A lot of interfaces suffer that fate when they move into the larger consumer space. We face the
Eternal September of test equipment. HP was just tragically ahead of their time being courageous.
Yes, I just compared Rigol and Apple to AOL.
No, that's how you make horrible things like Windoiws8/10, or justify your high consultancy fees.
A lot of user interface design is simple common sense.
Doesn't interface design fall under human factors engineering? Wasn't there a classic book written on the subject?
Microsoft and Apple have been throwing a lot of basic interface principles under the bus for the sake of unifying desktop and portable interfaces. This was just a bad idea and they should feel bad for attempting it.
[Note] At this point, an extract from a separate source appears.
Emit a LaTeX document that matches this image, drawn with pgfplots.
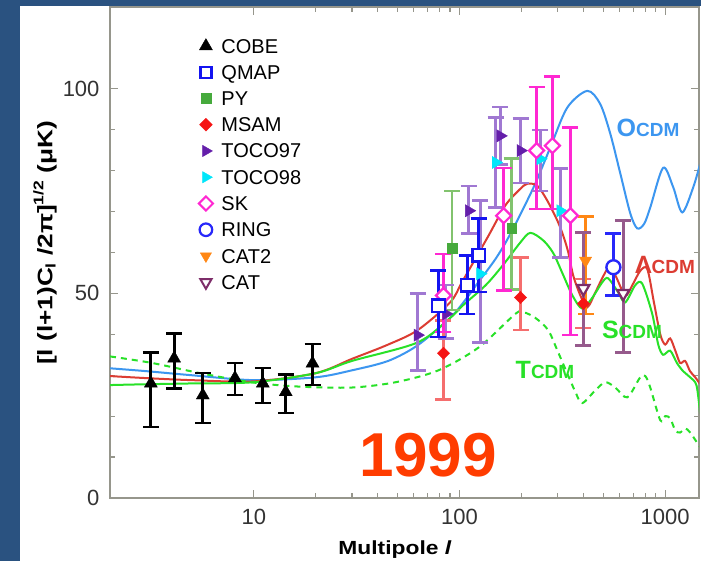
\documentclass[border=0pt]{standalone}
\usepackage{pgfplots}
\pgfplotsset{compat=1.18}
\usepackage{pgfplotstable}
\usepackage{fontspec}
\setmainfont{Liberation Sans}
\usetikzlibrary{plotmarks}

\definecolor{bgblue}{RGB}{42,82,128}
\definecolor{ocdm}{RGB}{60,150,240}
\definecolor{lcdm}{RGB}{220,60,50}
\definecolor{scdm}{RGB}{40,225,40}
\definecolor{qmap}{RGB}{20,20,240}
\definecolor{pyc}{RGB}{70,170,60}
\definecolor{pybar}{RGB}{130,195,110}
\definecolor{msam}{RGB}{245,20,20}
\definecolor{msambar}{RGB}{245,110,110}
\definecolor{toco7}{RGB}{100,30,170}
\definecolor{tocobar}{RGB}{160,120,210}
\definecolor{toco8}{RGB}{0,230,250}
\definecolor{skc}{RGB}{255,40,210}
\definecolor{ring}{RGB}{40,40,250}
\definecolor{cat2}{RGB}{255,135,20}
\definecolor{catc}{RGB}{125,45,105}
\definecolor{catbar}{RGB}{150,90,140}
\definecolor{axgray}{RGB}{150,150,140}
\definecolor{yr}{RGB}{255,60,0}

\pgfplotstableread{
l v ep em
3.16 28 7.6 10.7
4.1 34.1 6.1 7.3
5.65 25.1 5.4 6.8
8.1 29.3 3.7 4.2
11.06 28 3.7 4.8
14.3 25.9 4.3 5.2
19.3 32.9 4.7 5.3
}\cobe
\pgfplotstableread{
l v ep em
79 47 8.6 7.7
109 52 7.3 7
124 59.3 9 9
}\qmap
\pgfplotstableread{
l v ep em
92 61 14 15
179 66 17 15
}\py
\pgfplotstableread{
l v ep em
83.6 35.4 8 11.3
198 49 9.8 8
400 47.5 6 6
}\msam
\pgfplotstableread{
l v ep em
62.5 39.8 10.2 8.6
86 45 7 6
111 70.2 6.1 5.6
158 88.5 7 7
198 84.9 7.8 7.9
}\tocoA
\pgfplotstableread{
l v ep em
126 54.8 17.9 16.8
150 82 11 11
247 82.9 7.1 7.9
309 70.2 10.3 11.4
}\tocoB
\pgfplotstableread{
l v ep em
83.6 49.5 10.2 9
164 69 11.7 18.3
237 84.9 15.6 14.2
283 86.1 16.9 15.4
346 69 21.5 29.2
}\sk
\pgfplotstableread{
l v ep em
560 56.4 8.2 6.9
}\ring
\pgfplotstableread{
l v ep em
410 58 10.8 13
}\cattwo
\pgfplotstableread{
l v ep em
400 51.2 13.7 13.9
625 50 17.8 14.4
}\cat

\pgfplotstableread{
l v
2 31.7
3 31
5 30
10 28.8
20 29.5
30 31.2
45 33.5
62.5 37.3
90 44
109 49
122 52.4
150 58.5
177 64.6
229 75.9
276 85.6
334 95.4
418 99.5
483 96.3
541 89
605 79.3
677 69.5
731 65.9
790 67
846 71
977 80.7
1093 76
1210 69.8
1368 75.9
1479 81.7
}\ocdmcurve
\pgfplotstableread{
l v
2 29.8
3 29.3
5 28.8
10 28.5
20 30.5
30 34
45 37.5
62.5 41
90 47.8
103.5 53
138 64
167 71.5
198 75.6
214 76.8
239 76.3
267 72.7
299 67.8
320 64
338 60
357 54.4
387 49.5
418 46.6
457 50.2
494 53.7
528 56
572 54.4
639 49.5
692 52
756 55.5
818 56
880 48
946 40
1000 37.5
1057 39
1120 36
1182 33
1250 33.5
1320 31
1400 29.5
1470 28
}\lcdmcurve
\pgfplotstableread{
l v
2 27.6
3 27.8
5 28
10 28.3
20 30.5
30 33.5
62.5 38
90 44
103.5 47
134 52
162 56.8
198 62.5
221 64.8
256 62.9
286 59.8
316 55
354 49.5
395 46.3
443 49
494 52.7
528 53.7
592 50.2
639 47.8
715 52
773 52.4
865 45
925 37.5
977 35
1057 36
1140 33
1222 31
1322 29.5
1420 27.5
1479 20.5
}\scdmcurve
\pgfplotstableread{
l v
2 34.6
3.2 33
5.5 30.5
10 28.2
17 27.2
30 27
49 28.3
79 31.2
124 36.8
187 45
205 45.4
234 44
270 41
303 35.4
366 25.9
395 23.2
457 26.3
511 28.3
572 27
654 24.6
756 29.5
800 29.8
846 27
946 19
1000 20
1057 19.5
1120 16.5
1182 16
1250 17
1322 16
1479 12.4
}\tcdmcurve

\pgfplotsset{
  eb/.style={only marks, forget plot,
    /pgfplots/error bars/y dir=both, /pgfplots/error bars/y explicit,
    /pgfplots/error bars/error bar style={color=#1, line width=2.8pt},
    /pgfplots/error bars/error mark options={rotate=90, color=#1, line width=2.4pt, mark size=8pt}},
}

\begin{document}
\begin{tikzpicture}[x=1pt,y=1pt]
\useasboundingbox (0,0) rectangle (701,561);
\fill[bgblue] (0,0) rectangle (701,561);
\fill[white] (20,0) rectangle (701,555);
\begin{axis}[
  at={(110pt,63pt)}, anchor=south west, scale only axis,
  width=589pt, height=491pt,
  xmode=log, xmin=2, xmax=1460, ymin=0, ymax=120,
  xtick={10,100,1000}, xticklabels={10,100,1000},
  ytick={0,50,100}, yticklabels={0,50,100}, minor y tick num=4,
  tick align=inside, major tick length=8pt, minor tick length=5pt,
  axis line style={axgray, line width=1.2pt},
  every tick/.style={axgray, line width=1.2pt},
  tick label style={font=\fontsize{22}{22}\selectfont, text=black!80},
  xticklabel style={yshift=-8pt}, yticklabel style={xshift=-7pt},
  legend style={at={(axis description cs:0.1505,0.938)}, anchor=north west,
    draw=none, fill=none, font=\fontsize{20}{20}\selectfont,
    legend cell align=left, row sep=9.3pt, column sep=7pt, inner sep=0pt,
    nodes={inner sep=1.5pt, text depth=0pt}},
]
% model curves
\addplot[ocdm, line width=2pt, smooth, no marks, forget plot] table[x=l,y=v]{\ocdmcurve};
\addplot[lcdm, line width=2pt, smooth, no marks, forget plot] table[x=l,y=v]{\lcdmcurve};
\addplot[scdm, line width=2pt, smooth, no marks, forget plot] table[x=l,y=v]{\scdmcurve};
\addplot[scdm, line width=2pt, smooth, no marks, dash pattern=on 6pt off 5pt, forget plot] table[x=l,y=v]{\tcdmcurve};
% data
\addplot[eb=black, mark=triangle*, mark size=7.5pt, mark options={fill=black, draw=black}]
  table[x=l,y=v,y error plus=ep,y error minus=em]{\cobe};
\addplot[eb=pybar, mark=square*, mark size=4.8pt, mark options={fill=pyc, draw=pyc}]
  table[x=l,y=v,y error plus=ep,y error minus=em]{\py};
\addplot[eb=msambar, mark=square*, mark size=4.3pt, mark options={rotate=45, fill=msam, draw=msam}]
  table[x=l,y=v,y error plus=ep,y error minus=em]{\msam};
\addplot[eb=tocobar, mark=triangle*, mark size=7pt, mark options={rotate=-90, fill=toco7, draw=toco7}]
  table[x=l,y=v,y error plus=ep,y error minus=em]{\tocoA};
\addplot[eb=tocobar, mark=triangle*, mark size=7pt, mark options={rotate=-90, fill=toco8, draw=toco8}]
  table[x=l,y=v,y error plus=ep,y error minus=em]{\tocoB};
\addplot[eb=skc, mark=square*, mark size=5.3pt, mark options={rotate=45, fill=white, draw=skc, line width=2.2pt}]
  table[x=l,y=v,y error plus=ep,y error minus=em]{\sk};
\addplot[eb=qmap, mark=square*, mark size=6.3pt, mark options={fill=white, draw=qmap, line width=2.4pt}]
  table[x=l,y=v,y error plus=ep,y error minus=em]{\qmap};
\addplot[eb=ring, mark=*, mark size=7pt, mark options={fill=white, draw=ring, line width=2.4pt}]
  table[x=l,y=v,y error plus=ep,y error minus=em]{\ring};
\addplot[eb=cat2, mark=triangle*, mark size=7pt, mark options={rotate=180, fill=cat2, draw=cat2}]
  table[x=l,y=v,y error plus=ep,y error minus=em]{\cattwo};
\addplot[eb=catbar, mark=triangle*, mark size=7pt, mark options={rotate=180, fill=white, draw=catc, line width=2.2pt}]
  table[x=l,y=v,y error plus=ep,y error minus=em]{\cat};
% legend
\addlegendimage{only marks, mark=triangle*, mark size=7.5pt, mark options={fill=black, draw=black}}
\addlegendentry{COBE}
\addlegendimage{only marks, mark=square*, mark size=5.5pt, mark options={fill=white, draw=qmap, line width=2.2pt}}
\addlegendentry{QMAP}
\addlegendimage{only marks, mark=square*, mark size=5pt, mark options={fill=pyc, draw=pyc}}
\addlegendentry{PY}
\addlegendimage{only marks, mark=square*, mark size=4.5pt, mark options={rotate=45, fill=msam, draw=msam}}
\addlegendentry{MSAM}
\addlegendimage{only marks, mark=triangle*, mark size=6.5pt, mark options={rotate=-90, fill=toco7, draw=toco7}}
\addlegendentry{TOCO97}
\addlegendimage{only marks, mark=triangle*, mark size=6.5pt, mark options={rotate=-90, fill=toco8, draw=toco8}}
\addlegendentry{TOCO98}
\addlegendimage{only marks, mark=square*, mark size=5pt, mark options={rotate=45, fill=white, draw=skc, line width=2pt}}
\addlegendentry{SK}
\addlegendimage{only marks, mark=*, mark size=6.3pt, mark options={fill=white, draw=ring, line width=2.2pt}}
\addlegendentry{RING}
\addlegendimage{only marks, mark=triangle*, mark size=6.5pt, mark options={rotate=180, fill=cat2, draw=cat2}}
\addlegendentry{CAT2}
\addlegendimage{only marks, mark=triangle*, mark size=6.5pt, mark options={rotate=180, fill=white, draw=catc, line width=2pt}}
\addlegendentry{CAT}
\end{axis}
% axis titles and annotations
\node[rotate=90, font=\bfseries\fontsize{21}{21}\selectfont] at (45,318)
  {\scalebox{1.25}[1]{[l (l+1)C\raisebox{-0.3ex}{\fontsize{14}{14}\selectfont l} /2π]\raisebox{0.8ex}{\fontsize{14}{14}\selectfont 1/2} (μK)}};
\node[font=\bfseries\fontsize{19}{19}\selectfont] at (395,11) {\scalebox{1.2}[1]{Multipole \textit{l}}};
\node[text=yr, font=\bfseries\fontsize{62}{62}\selectfont] at (428,106) {1999};
\node[text=ocdm, font=\bfseries] at (648,433) {\fontsize{25}{25}\selectfont O\fontsize{19}{19}\selectfont CDM};
\node[text=lcdm, font=\bfseries] at (665,296) {\fontsize{25}{25}\selectfont Λ\fontsize{19}{19}\selectfont CDM};
\node[text=scdm, font=\bfseries] at (632,231) {\fontsize{25}{25}\selectfont S\fontsize{19}{19}\selectfont CDM};
\node[text=scdm, font=\bfseries] at (545,191) {\fontsize{25}{25}\selectfont T\fontsize{19}{19}\selectfont CDM};
\end{tikzpicture}
\end{document}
Apple had already lost the desktop market so they had nothing to lose but Microsoft tried to use their desktop dominance to leverage a position in portable devices. That was great for a majority of new consumers but it sucks for people who want to get actual work done and I expect eventually that part of the market to split off and tell Apple and Microsoft to fuck off. They certainly are not going to release an interface catering to these people despite them encompassing the entire desktop/workstation using population for a long time.
A lot of engineering is common sense. That doesn't mean you can just slap a bridge together. Neither good engineering nor good UX design tend to happen by accident, to paraphrase GeorgeOfTheJungle.
Oddly enough, I know how to slap a working bridge together with common sense. Masonry does not produce an efficient bridge but that is why the Romans were able to do it without engineering. Modern engineering is about building efficient structures and the same might be said about modern product design but efficient for whom?
I laugh now every time I see some product with a stylishly curved enclosure. That is code for "don't stack this because our thermal engineering sucks".